Pineapple Topped with Pork
Pineapple Topped with Pork is a Cambodian appetizer recipe mixed with peanuts.
- 1/3 c. dry-roasted peanuts
- 2 tbsp. vegetable oil
- 1 tbsp. minced onions
- 2 cloves garlic, minced
- 1/2 lb. lean ground pork
- 1 tbsp. sugar
- 1 tsp. salt
- 1/4 tsp. ground red, white, or black pepper
- 2 tsp. cornstarch combined with 2 tsp. cold water
- 72 bite-sized pieces of fresh or canned pineapple
- fresh cilantro leaves for garnish
- Using electric blender or food processor, chop peanuts very finely and set aside.
- Using a heavy medium-sized skillet, heat oil over medium heat for 1 minute. Add onions and garlic and stir-fry 3 to 4 minutes, until soft but still golden.

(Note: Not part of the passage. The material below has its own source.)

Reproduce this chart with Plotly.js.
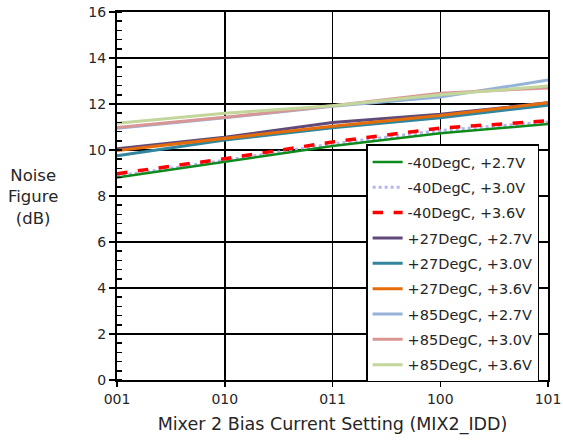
<!DOCTYPE html>
<html>
<head>
<meta charset="utf-8">
<script src="https://cdn.plot.ly/plotly-3.0.1.min.js"></script>
<style>html,body{margin:0;padding:0;background:#fff;}#chart{width:563px;height:442px;}</style>
</head>
<body>
<div id="chart"></div>
<script>
const categories = ['001', '010', '011', '100', '101'];
const seriesNames = ['-40DegC, +2.7V', '-40DegC, +3.0V', '-40DegC, +3.6V',
  '+27DegC, +2.7V', '+27DegC, +3.0V', '+27DegC, +3.6V',
  '+85DegC, +2.7V', '+85DegC, +3.0V', '+85DegC, +3.6V'];
const m40_27 = [8.80, 9.48, 10.17, 10.73, 11.13];
const m40_30 = [8.87, 9.55, 10.27, 10.85, 11.22];
const m40_36 = [8.97, 9.62, 10.35, 10.95, 11.27];
const p27_27 = [10.05, 10.55, 11.20, 11.55, 12.05];
const p27_30 = [9.75, 10.43, 10.97, 11.40, 11.95];
const p27_36 = [9.98, 10.50, 11.03, 11.50, 12.05];
const p85_27 = [10.95, 11.40, 11.90, 12.30, 13.04];
const p85_30 = [10.98, 11.42, 11.92, 12.47, 12.70];
const p85_36 = [11.16, 11.60, 11.92, 12.40, 12.78];
const seriesValues = [m40_27, m40_30, m40_36, p27_27, p27_30, p27_36, p85_27, p85_30, p85_36];

const colors = ['#0f8a1c', '#b4b4f2', '#ff0000', '#604a7b', '#31859c', '#e46c0a', '#95b3d7', '#d99694', '#c3d69b'];
const dashes = ['solid', 'dot', 'dash', 'solid', 'solid', 'solid', 'solid', 'solid', 'solid'];
const widths = [2.5, 3, 3.5, 3, 3, 3, 3, 3, 3];

const order = [6, 7, 8, 3, 4, 5, 1, 0, 2];
const traces = seriesNames.map((n, i) => ({
  x: categories, y: seriesValues[i], name: n, type: 'scatter', mode: 'lines',
  line: {color: colors[i], width: widths[i], dash: dashes[i]},
  legendrank: i + 1, legendgroup: 'g' + i
}));
const drawTraces = order.map(i => traces[i]);

const FONT = 'DejaVu Sans, Liberation Sans, sans-serif';
const layout = {
  width: 563, height: 442,
  margin: {l: 117, r: 15, t: 12, b: 62},
  paper_bgcolor: '#fff', plot_bgcolor: '#fff',
  font: {family: FONT, size: 14, color: '#262626'},
  showlegend: true,
  legend: {
    x: 0.578, y: 0.64, xanchor: 'left', yanchor: 'top',
    bgcolor: '#fff', bordercolor: '#000', borderwidth: 1.5,
    font: {size: 14.5, color: '#262626'}, traceorder: 'grouped', tracegroupgap: 3.5,
    entrywidth: 118, entrywidthmode: 'pixels'
  },
  xaxis: {
    type: 'category', range: [0, 4],
    showgrid: true, gridcolor: '#000', gridwidth: 1.5,
    showline: true, linecolor: '#000', linewidth: 2, mirror: true,
    ticks: 'outside', ticklen: 5, tickwidth: 1.5, tickcolor: '#000',
    tickfont: {size: 14},
    title: {text: 'Mixer 2 Bias Current Setting (MIX2_IDD)', font: {size: 17.5}, standoff: 12},
    zeroline: false
  },
  yaxis: {
    range: [0, 16], dtick: 2, tick0: 0,
    showgrid: true, gridcolor: '#000', gridwidth: 1.5,
    showline: true, linecolor: '#000', linewidth: 2, mirror: true,
    ticks: 'outside', ticklen: 6, tickwidth: 1.5, tickcolor: '#000',
    tickfont: {size: 14},
    minor: {dtick: 0.4, ticks: 'inside', ticklen: 5, tickwidth: 1.5, tickcolor: '#000', showgrid: false},
    zeroline: false
  },
  annotations: [{
    text: 'Noise<br>Figure<br>(dB)', xref: 'paper', yref: 'paper',
    x: -0.195, y: 0.497, xanchor: 'center', yanchor: 'middle', showarrow: false,
    font: {size: 16.5, color: '#262626'}, align: 'center'
  }]
};
Plotly.newPlot('chart', drawTraces, layout, {displayModeBar: false, staticPlot: true});
</script>
</body>
</html>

- Add pork and cook, stirring constantly to break up chunks, until no trace of pink remains. Stir in the peanuts, sugar, salt, and pepper.
- Stir in the cornstarch mixture. Simmer over low heat, stirring occasionally, for 5 minutes, until mixture is thick enough to hold its shape.
- Lay out pineapple pieces on a platter or two. Top each with 1 teaspoon of the pork filling. Garnish each portion with a cilantro leaf.